Open public data in India: The current scenario
Asher said when he started his PhD in 2007 it was “a nightmare to get actual raw data”. “But now, the government of India has made huge progress on these fronts and made large amounts of data publicly available. The Census Digital Library is a great example of that,” he said.
A lot more progress can be made, he said, especially in terms of improving the granularity, timeliness, accuracy, and dissemination of public data.
A platform like NDAP that can reach every single citizen in India can make public data more accessible. People can easily use the data for various purposes, be it policy research and decision making, entrepreneurship, accountability, or just general information. This step can benefit people across different domains of society.
Solving India’s data-related challenges
Giving a bird’s eye view of India’s open data ecosystem, Roy said, “Firstly, data is not a homogenous thing. Data comes in different forms and shapes, and there is a user journey involved in each data segment.”
Each of these data segments has its challenges and needs targeted approaches.
Roy said India has a very robust statistical infrastructure and it is inspiring to see how we collect data through the census or surveys, given the country’s diversity, size, and scale. “Over time, technology has provided us with additional tools that can be leveraged to ease the drudgery of data collection, storage, and analysis.”
She added that technologies emerging in IR 4.0 (Fourth Industrial Revolution) are presenting immense opportunities. For instance, now technologies present several options for efficiently managing each phase of the user journey, from collection and processing to hosting, sharing, and analysis – which was not available earlier.
Standardisation helps make better sense of data
Roy believes that standardisation is vital, adding that we “cannot have a mother of all platforms because of differences in datasets”.
“But I think standardisation is the key, which makes data more intelligent. Standardisation can help us make more sense out of data, keeping last-mile access issues in view,” she said.
Talking about India’s efforts in terms of standardisation, Roy said, “For instance, we at NITI Aayog ideated a unified platform for the logistics sector of India that can capture, store, and provide data from ports, highways, and individual cargos among other stakeholders…we incubated the idea of Unified Logistics Interface Platform (ULIP), a replica of India Stack for the logistics sector.”
She said the team behind this platform was at present working on standardisation and building a layer over it for data exchange. The outcome of these efforts is “a published data set that gets aggregated at different levels, adhering to all set protocols”.
Adding to the point of collaboration and standardisation, Asher said, “In some ways, India should aspire to be at the level of open data we see in the US and the UK, but in one particular domain India’s progress is unprecedented: stitching all of the data together [through NDAP]. And we, at Development Data Lab, are really proud to be a part of this process.”
As part of the process to stitch data points together, the team ended up making all datasets “speak to each other - at the village, town, sub-district, and district level”. “[This] doesn't exist anywhere else in the world.
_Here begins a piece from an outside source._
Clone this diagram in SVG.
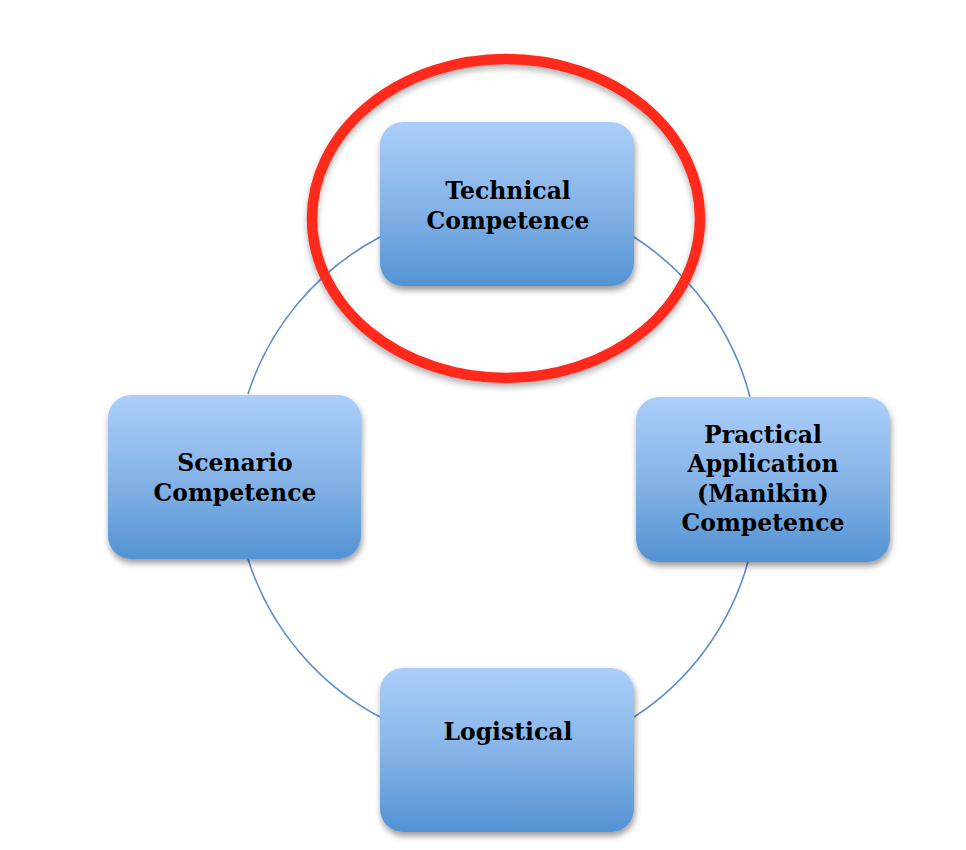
<svg xmlns="http://www.w3.org/2000/svg" width="966" height="850" viewBox="0 0 966 850">
<defs>
<linearGradient id="boxGrad" x1="0" y1="0" x2="0" y2="1">
<stop offset="0" stop-color="#abcff9"/>
<stop offset="0.5" stop-color="#86b4e8"/>
<stop offset="1" stop-color="#5393d3"/>
</linearGradient>
<filter id="shadow" x="-10%" y="-10%" width="125%" height="130%">
<feDropShadow dx="1" dy="4" stdDeviation="3" flood-color="#000" flood-opacity="0.4"/>
</filter>
<filter id="rshadow" x="-10%" y="-10%" width="120%" height="125%">
<feDropShadow dx="0" dy="4" stdDeviation="3" flood-color="#000" flood-opacity="0.3"/>
</filter>
</defs>
<style>
.box{fill:url(#boxGrad);filter:url(#shadow);}
.lbl{font-family:"DejaVu Serif","Liberation Serif",serif;font-weight:bold;font-size:23.5px;fill:#000;text-anchor:middle;}
.arc{fill:none;stroke:#5b8dcc;stroke-width:1.6;}
</style>
<rect width="966" height="850" fill="#fff"/>
<g id="connectors">
<path class="arc" d="M248,394 A272,272 0 0 1 380,237"/>
<path class="arc" d="M634,237 A272,272 0 0 1 750,397"/>
<path class="arc" d="M748,562 A272,272 0 0 1 634,717"/>
<path class="arc" d="M380,717 A272,272 0 0 1 248,559"/>
</g>
<g id="node-technical">
<rect class="box" x="380" y="122" width="254" height="164" rx="23"/>
<text class="lbl" x="508" y="199">Technical</text>
<text class="lbl" x="508" y="228.5">Competence</text>
</g>
<g id="node-practical">
<rect class="box" x="636" y="397" width="254" height="165" rx="23"/>
<text class="lbl" x="763" y="443">Practical</text>
<text class="lbl" x="763" y="472">Application</text>
<text class="lbl" x="763" y="501.5">(Manikin)</text>
<text class="lbl" x="763" y="531">Competence</text>
</g>
<g id="node-scenario">
<rect class="box" x="108" y="395" width="253" height="164" rx="23"/>
<text class="lbl" x="235" y="471">Scenario</text>
<text class="lbl" x="235" y="501">Competence</text>
</g>
<g id="node-logistical">
<rect class="box" x="380" y="668" width="254" height="164" rx="23"/>
<text class="lbl" x="508" y="740">Logistical</text>
</g>
<g id="highlight">
<ellipse cx="506" cy="218.5" rx="194" ry="159.5" fill="none" stroke="#ff2a1c" stroke-width="10.5" filter="url(#rshadow)"/>
</g>
</svg>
No one else has gone through that final-mile effort to make everything speak to each other,” Asher said.
Addressing how NDAP enables discovery of data and how interoperability makes it easier for not only researchers but also for public servants at various stages to explore new data points and make data-backed decision, Asher said that a lot of decision-makers are looking to do developmental work in rural India but don’t know where to look for data-backed information to make an impactful decision.
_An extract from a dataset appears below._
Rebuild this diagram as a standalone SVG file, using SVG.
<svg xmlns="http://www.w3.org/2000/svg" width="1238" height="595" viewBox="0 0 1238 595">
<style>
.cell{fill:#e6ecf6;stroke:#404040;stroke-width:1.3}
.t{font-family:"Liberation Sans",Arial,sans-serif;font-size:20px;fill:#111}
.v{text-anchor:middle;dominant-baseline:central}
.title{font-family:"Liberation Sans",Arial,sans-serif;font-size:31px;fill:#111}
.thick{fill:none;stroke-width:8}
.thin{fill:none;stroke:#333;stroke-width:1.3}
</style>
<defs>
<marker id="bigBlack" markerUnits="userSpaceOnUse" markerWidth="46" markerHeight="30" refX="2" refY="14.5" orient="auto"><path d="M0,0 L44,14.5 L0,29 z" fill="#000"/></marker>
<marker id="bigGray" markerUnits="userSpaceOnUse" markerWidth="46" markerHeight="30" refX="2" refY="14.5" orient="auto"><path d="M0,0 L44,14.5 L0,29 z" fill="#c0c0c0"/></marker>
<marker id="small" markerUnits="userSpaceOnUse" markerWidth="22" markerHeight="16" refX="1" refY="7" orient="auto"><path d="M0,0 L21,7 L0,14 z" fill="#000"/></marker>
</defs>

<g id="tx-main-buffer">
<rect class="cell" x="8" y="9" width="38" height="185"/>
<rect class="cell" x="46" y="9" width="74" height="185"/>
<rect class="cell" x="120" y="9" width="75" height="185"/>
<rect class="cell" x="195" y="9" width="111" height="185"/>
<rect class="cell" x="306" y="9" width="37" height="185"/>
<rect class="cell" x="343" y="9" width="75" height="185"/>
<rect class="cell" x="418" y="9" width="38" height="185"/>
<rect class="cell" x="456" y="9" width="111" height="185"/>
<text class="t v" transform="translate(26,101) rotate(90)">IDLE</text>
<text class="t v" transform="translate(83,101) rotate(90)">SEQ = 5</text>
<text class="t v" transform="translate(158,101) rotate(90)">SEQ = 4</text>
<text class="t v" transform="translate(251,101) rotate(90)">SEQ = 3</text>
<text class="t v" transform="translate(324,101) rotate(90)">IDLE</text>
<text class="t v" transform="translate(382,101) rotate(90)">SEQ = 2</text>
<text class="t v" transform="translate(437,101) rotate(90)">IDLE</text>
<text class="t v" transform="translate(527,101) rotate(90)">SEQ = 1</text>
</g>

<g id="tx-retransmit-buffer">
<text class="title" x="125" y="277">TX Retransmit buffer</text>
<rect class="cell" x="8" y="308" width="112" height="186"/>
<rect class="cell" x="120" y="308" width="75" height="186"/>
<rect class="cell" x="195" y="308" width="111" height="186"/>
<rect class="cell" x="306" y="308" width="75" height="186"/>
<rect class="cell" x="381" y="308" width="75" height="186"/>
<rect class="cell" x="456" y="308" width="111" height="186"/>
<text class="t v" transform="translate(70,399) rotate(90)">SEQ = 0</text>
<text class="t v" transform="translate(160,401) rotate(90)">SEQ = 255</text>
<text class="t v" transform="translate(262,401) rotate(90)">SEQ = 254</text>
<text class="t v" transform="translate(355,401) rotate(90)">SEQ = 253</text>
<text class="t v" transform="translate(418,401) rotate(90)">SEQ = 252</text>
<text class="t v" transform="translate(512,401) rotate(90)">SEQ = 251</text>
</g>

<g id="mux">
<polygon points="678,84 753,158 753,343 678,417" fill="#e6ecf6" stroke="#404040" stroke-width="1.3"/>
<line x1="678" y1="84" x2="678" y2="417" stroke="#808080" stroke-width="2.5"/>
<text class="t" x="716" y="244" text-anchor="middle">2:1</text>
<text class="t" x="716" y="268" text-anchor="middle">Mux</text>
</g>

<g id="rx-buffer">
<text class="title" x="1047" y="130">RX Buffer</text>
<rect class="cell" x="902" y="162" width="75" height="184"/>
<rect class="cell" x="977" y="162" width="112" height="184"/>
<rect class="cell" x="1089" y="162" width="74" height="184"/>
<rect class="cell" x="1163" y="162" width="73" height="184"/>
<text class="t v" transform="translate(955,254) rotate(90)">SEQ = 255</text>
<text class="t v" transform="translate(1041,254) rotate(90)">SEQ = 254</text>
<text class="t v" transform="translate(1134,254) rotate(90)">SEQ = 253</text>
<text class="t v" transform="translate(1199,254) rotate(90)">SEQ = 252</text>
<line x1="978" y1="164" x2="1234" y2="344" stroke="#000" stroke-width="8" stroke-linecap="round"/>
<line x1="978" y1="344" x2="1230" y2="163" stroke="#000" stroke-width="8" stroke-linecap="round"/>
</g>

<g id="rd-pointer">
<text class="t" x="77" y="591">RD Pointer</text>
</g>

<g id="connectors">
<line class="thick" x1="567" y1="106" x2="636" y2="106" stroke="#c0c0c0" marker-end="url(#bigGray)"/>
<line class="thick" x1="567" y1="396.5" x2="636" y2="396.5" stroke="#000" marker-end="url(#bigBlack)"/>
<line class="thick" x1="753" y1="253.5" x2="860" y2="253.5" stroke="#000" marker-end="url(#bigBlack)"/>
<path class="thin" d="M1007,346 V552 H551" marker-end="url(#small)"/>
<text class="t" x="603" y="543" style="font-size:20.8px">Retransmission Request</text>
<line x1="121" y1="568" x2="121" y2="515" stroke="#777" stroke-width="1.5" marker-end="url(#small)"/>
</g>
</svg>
“For instance, if a well-intentioned bureaucrat wants to build a primary health centre in one of the villages in India, they don’t know where it is needed the most. They need data points to answer questions like which villages have existing health centres, where is the private sector filling in for the public sector, where there are proper roads, whether the village has access to electricity or not. This is where NDAP can help with multiple data points,” added Asher.
NDAP: India’s landmark solution for public data challenges
As a part of India’s goals under the G20 Presidency, the country has highlighted its clearer focus on digital public goods and digital public infrastructure, indicating the importance of using public data for both societal and economic development.
While talking about India’s step towards becoming the voice of the Global South and its technological solutions to solve population-scale challenges, Roy said, “One cell or department cannot achieve this. That's why we have a multi-layered, institutional structure in place. So, we had a multifaceted group of technologists, and data researchers, who signed off on different developments on the National Data and Analytics Platform (NDAP), which facilitates and improves access to Indian government data.”
She said the important thing about NDAP and digital public goods is “interoperability, collaboration, and user centricity – and that is the message which we take back to the rest of the world”.
“At NDAP, we have an NLP-based search engine. We want it to work as ‘Google’ does it for general search. On NDAP, users can conduct keyword searches. It allows discovery of data in a user-friendly way,” Roy said. She added that decision makers across all leadership levels can use the platform to gather data-backed insights, necessary for making crucial decisions. Collaboration is the key as are breaking down silos and a focus on user-centricity.
“Last but not least, is procurement. NDAP is based on an outcome-oriented procurement mechanism, built on things that were already there,” Roy said.
With NDAP, previously collected datasets have been made compliant to a common data schema - so that datasets from different departments can be easily merged for analysis – in a faster and more efficient manner. Roy said NDAP is demand driven - it is modifying and adding features based on user surveys and feedback, to make the platform more and more user-friendly as it evolves.
Pande highlighted the fact that human capacity continues to be essential especially at the last mile, to ensure better quality of data being collected. He added that building this capacity would be the important next step to further improve India’s open data landscape.
Note: Varad Pande was Partner, Omidyar Network India, at the time of hosting this decODE conversation. He is now Partner & Director, Boston Consulting Group.